The task.
Copy exactly the lines that run from the top of the listing to the line containing "(0,5) rectangle (914,433.3);", both ends included, and omit the pictures.

-------

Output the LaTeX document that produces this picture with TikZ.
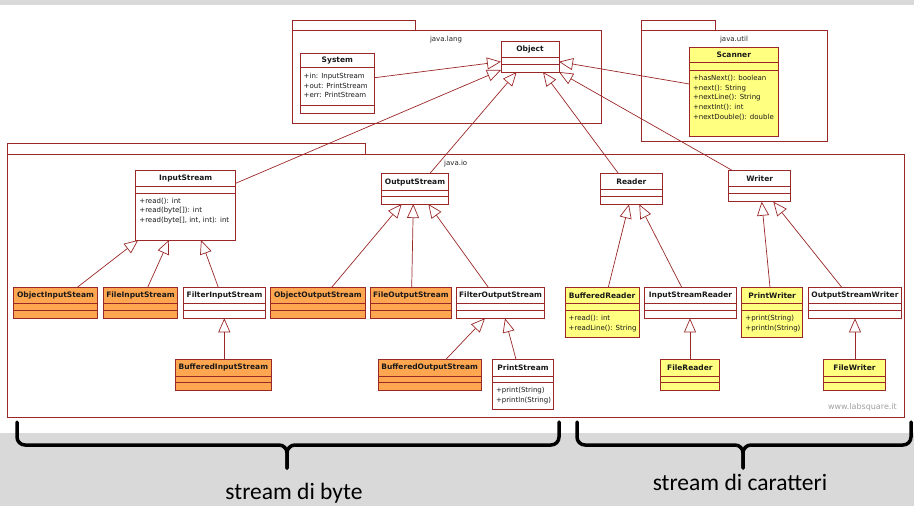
\documentclass[tikz,border=0pt]{standalone}
\usepackage{fontspec}
\setmainfont{DejaVu Sans}
\newfontfamily\calib{Carlito}
\usetikzlibrary{arrows.meta,calc}
\definecolor{uml}{RGB}{155,40,40}
\definecolor{orng}{RGB}{255,166,80}
\definecolor{yllw}{RGB}{255,255,128}
\definecolor{bggray}{RGB}{217,217,217}
\definecolor{wmgray}{RGB}{160,160,160}
\tikzset{
 cls/.style={draw=uml, line width=0.8pt, inner sep=0pt, outer sep=0pt, rectangle},
 clsline/.style={draw=uml, line width=0.8pt},
 ttl/.style={font=\fontsize{7.5}{9}\selectfont\bfseries, inner sep=0pt, text=black!90},
 meth/.style={font=\fontsize{7}{9.7}\selectfont, inner sep=0pt, align=left, anchor=north west, text=black!90},
 gen/.style={draw=uml, line width=0.7pt, -{Triangle[open, length=14pt, width=12pt, fill=white]}},
 pkg/.style={draw=uml, line width=0.8pt},
 pkglabel/.style={font=\fontsize{7}{8}\selectfont, inner sep=0pt, text=black!85},
 bracestyle/.style={line width=3.5pt, rounded corners=8pt, line cap=round},
 bracelabel/.style={font=\calib\fontsize{23.5}{26}\selectfont, inner sep=0pt},
}
% name, x1, y1, x2, y2, fill, title, sep1, sep2
\newcommand\umlclass[9]{%
 \node[cls, fill=#6, minimum width={(#4-#2)*1pt}, minimum height={(#5-#3)*1pt}] (#1) at ({(#2+#4)/2},{(#3+#5)/2}) {};
 \draw[clsline] ($(#1.north west)+(0,#8)$) -- ($(#1.north east)+(0,#8)$);
 \draw[clsline] ($(#1.north west)+(0,#9)$) -- ($(#1.north east)+(0,#9)$);
 \node[ttl] (#1t) at ($(#1.north)+(0,#8/2)$) {#7};
}
\begin{document}
\begin{tikzpicture}[x=1pt,y=-1pt]
\useasboundingbox (0,0) rectangle (914,506);
\fill[bggray] (0,0) rectangle (914,506);
\fill[white] (0,5) rectangle (914,433.3);

% packages
\draw[pkg] (292,20.7) rectangle (415,30.7);
\draw[pkg] (292,30.7) rectangle (601.7,123);
\node[pkglabel] (lang) at (446,40) {java.lang};
\draw[pkg] (641.7,20.7) rectangle (715,30.7);
\draw[pkg] (641.7,30.7) rectangle (827,141.7);
\node[pkglabel] (util) at (734,40) {java.util};
\draw[pkg] (7.3,143.3) rectangle (365.7,154);
\draw[pkg] (7.3,154) rectangle (904,417.7);
\node[pkglabel] (io) at (455.7,163.3) {java.io};
\node[font=\fontsize{8}{9}\selectfont, text=wmgray, inner sep=0pt, anchor=east] (wm) at (897,407.7) {www.labsquare.it};

% classes
\umlclass{obj}{501}{41.7}{559}{72}{white}{Object}{16}{22.6}
\umlclass{sys}{300}{53.3}{374.7}{113.3}{white}{System}{14}{52.4}
\node[meth] (sysa) at ($(sys.north west)+(3.5,19.5)$) {+in: InputStream\\+out: PrintStream\\+err: PrintStream};
\umlclass{scan}{689.3}{47.3}{778.3}{136.7}{yllw}{Scanner}{15.4}{22.7}
\node[meth] (scanm) at ($(scan.north west)+(3.5,27.5)$) {+hasNext(): boolean\\+next(): String\\+nextLine(): String\\+nextInt(): int\\+nextDouble(): double};

\umlclass{is}{135.7}{170.7}{235.7}{240}{white}{InputStream}{16}{22.6}
\node[meth] (ism) at ($(is.north west)+(3.5,27)$) {+read(): int\\+read(byte[]): int\\+read(byte[], int, int): int};
\umlclass{os}{381.7}{173.3}{448.3}{204}{white}{OutputStream}{17.4}{23.4}
\umlclass{rd}{600}{173.3}{662.7}{204.3}{white}{Reader}{16}{23.4}
\umlclass{wr}{728.7}{170.7}{790.7}{201.7}{white}{Writer}{16}{22.6}

\umlclass{ois}{13.3}{287.3}{97.7}{318.3}{orng}{ObjectInputSteam}{16}{23.4}
\umlclass{fis}{103.3}{287.3}{177.7}{318.3}{orng}{FileInputStream}{16}{23.4}
\umlclass{filis}{183.3}{287.3}{265.7}{318.3}{white}{FilterInputStream}{16}{23.4}
\umlclass{oos}{270.7}{287.3}{365}{318.3}{orng}{ObjectOutputStream}{16}{23.4}
\umlclass{fos}{370.7}{287.3}{451}{318.3}{orng}{FileOutputStream}{16}{23.4}
\umlclass{filos}{456.7}{287.3}{544.3}{318.3}{white}{FilterOutputStream}{16}{23.4}
\umlclass{br}{565}{287.3}{639.3}{337.3}{yllw}{BufferedReader}{16}{23.4}
\node[meth] (brm) at ($(br.north west)+(3.5,28)$) {+read(): int\\+readLine(): String};
\umlclass{isr}{644.3}{287.3}{736.7}{318.3}{white}{InputStreamReader}{16}{23.4}
\umlclass{pw}{741.7}{287.3}{802.7}{337.3}{yllw}{PrintWriter}{16}{23.4}
\node[meth] (pwm) at ($(pw.north west)+(3.5,28)$) {+print(String)\\+println(String)};
\umlclass{osw}{808.3}{287.3}{901.7}{318.3}{white}{OutputStreamWriter}{16}{23.4}

\umlclass{bis}{175}{359.3}{271.7}{390}{orng}{BufferedInputStream}{16.7}{23.4}
\umlclass{bos}{378.3}{359.3}{481}{390}{orng}{BufferedOutputStream}{16.7}{23.4}
\umlclass{ps}{492.3}{359.3}{553.7}{409.3}{white}{PrintStream}{16.7}{23.4}
\node[meth] (psm) at ($(ps.north west)+(3.5,28)$) {+print(String)\\+println(String)};
\umlclass{fr}{660.7}{359.3}{719}{390}{yllw}{FileReader}{16.7}{23.4}
\umlclass{fw}{823.3}{359.3}{885.7}{390}{yllw}{FileWriter}{16.7}{23.4}

% generalizations
\draw[gen] ($(sys.north west)+(74.7,24.4)$) -- ($(obj.north west)+(0,20)$);
\draw[gen] ($(is.north west)+(100,12.6)$) -- ($(obj.north west)+(0,28.3)$);
\draw[gen] ($(os.north west)+(48.3,0)$) -- ($(obj.north west)+(15.7,30.3)$);
\draw[gen] ($(rd.north west)+(18.3,0)$) -- ($(obj.north west)+(42,30.3)$);
\draw[gen] ($(wr.north west)+(4,0)$) -- ($(obj.north west)+(58,30.3)$);
\draw[gen] ($(scan.north west)+(0,36.7)$) -- ($(obj.north west)+(58,20)$);

\draw[gen] ($(ois.north west)+(64,0)$) -- ($(is.north west)+(2.6,69.3)$);
\draw[gen] ($(fis.north west)+(44.4,0)$) -- ($(is.north west)+(33.3,69.3)$);
\draw[gen] ($(filis.north west)+(35,0)$) -- ($(is.north west)+(65.3,69.3)$);
\draw[gen] ($(oos.north west)+(61,0)$) -- ($(os.north west)+(20,30.7)$);
\draw[gen] ($(fos.north west)+(41,0)$) -- ($(os.north west)+(31.6,30.7)$);
\draw[gen] ($(filos.north west)+(31.6,0)$) -- ($(os.north west)+(46.6,30.7)$);
\draw[gen] ($(br.north west)+(43.3,0)$) -- ($(rd.north west)+(29,31)$);
\draw[gen] ($(isr.north west)+(37.4,0)$) -- ($(rd.north west)+(39.3,31)$);
\draw[gen] ($(pw.north west)+(28.3,0)$) -- ($(wr.north west)+(33,31)$);
\draw[gen] ($(osw.north west)+(33.4,0)$) -- ($(wr.north west)+(44.6,31)$);

\draw[gen] ($(bis.north west)+(49.3,0)$) -- ($(filis.north west)+(41,31)$);
\draw[gen] ($(bos.north west)+(67.7,0)$) -- ($(filos.north west)+(28.3,31)$);
\draw[gen] ($(ps.north west)+(23.7,0)$) -- ($(filos.north west)+(48.3,31)$);
\draw[gen] ($(fr.north west)+(29.3,0)$) -- ($(isr.north west)+(45.7,31)$);
\draw[gen] ($(fw.north west)+(31.7,0)$) -- ($(osw.north west)+(46.7,31)$);

% braces
\draw[bracestyle] (17,422) -- (17,445) -- (287,445) -- (287,468);
\draw[bracestyle] (559,422) -- (559,445) -- (287,445) -- (287,468);
\draw[bracestyle] (577,422) -- (577,445) -- (743,445) -- (743,468);
\draw[bracestyle] (911,422) -- (911,445) -- (743,445) -- (743,468);
\node[bracelabel] (lb) at (294,493) {stream di byte};
\node[bracelabel] (lc) at (740,482) {stream di caratteri};
\end{tikzpicture}
\end{document}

-------

Result of the exercise.
Output the LaTeX document that produces this picture with TikZ.
\documentclass[tikz,border=0pt]{standalone}
\usepackage{fontspec}
\setmainfont{DejaVu Sans}
\newfontfamily\calib{Carlito}
\usetikzlibrary{arrows.meta,calc}
\definecolor{uml}{RGB}{155,40,40}
\definecolor{orng}{RGB}{255,166,80}
\definecolor{yllw}{RGB}{255,255,128}
\definecolor{bggray}{RGB}{217,217,217}
\definecolor{wmgray}{RGB}{160,160,160}
\tikzset{
 cls/.style={draw=uml, line width=0.8pt, inner sep=0pt, outer sep=0pt, rectangle},
 clsline/.style={draw=uml, line width=0.8pt},
 ttl/.style={font=\fontsize{7.5}{9}\selectfont\bfseries, inner sep=0pt, text=black!90},
 meth/.style={font=\fontsize{7}{9.7}\selectfont, inner sep=0pt, align=left, anchor=north west, text=black!90},
 gen/.style={draw=uml, line width=0.7pt, -{Triangle[open, length=14pt, width=12pt, fill=white]}},
 pkg/.style={draw=uml, line width=0.8pt},
 pkglabel/.style={font=\fontsize{7}{8}\selectfont, inner sep=0pt, text=black!85},
 bracestyle/.style={line width=3.5pt, rounded corners=8pt, line cap=round},
 bracelabel/.style={font=\calib\fontsize{23.5}{26}\selectfont, inner sep=0pt},
}
% name, x1, y1, x2, y2, fill, title, sep1, sep2
\newcommand\umlclass[9]{%
 \node[cls, fill=#6, minimum width={(#4-#2)*1pt}, minimum height={(#5-#3)*1pt}] (#1) at ({(#2+#4)/2},{(#3+#5)/2}) {};
 \draw[clsline] ($(#1.north west)+(0,#8)$) -- ($(#1.north east)+(0,#8)$);
 \draw[clsline] ($(#1.north west)+(0,#9)$) -- ($(#1.north east)+(0,#9)$);
 \node[ttl] (#1t) at ($(#1.north)+(0,#8/2)$) {#7};
}
\begin{document}
\begin{tikzpicture}[x=1pt,y=-1pt]
\useasboundingbox (0,0) rectangle (914,506);
\fill[bggray] (0,0) rectangle (914,506);
\fill[white] (0,5) rectangle (914,433.3);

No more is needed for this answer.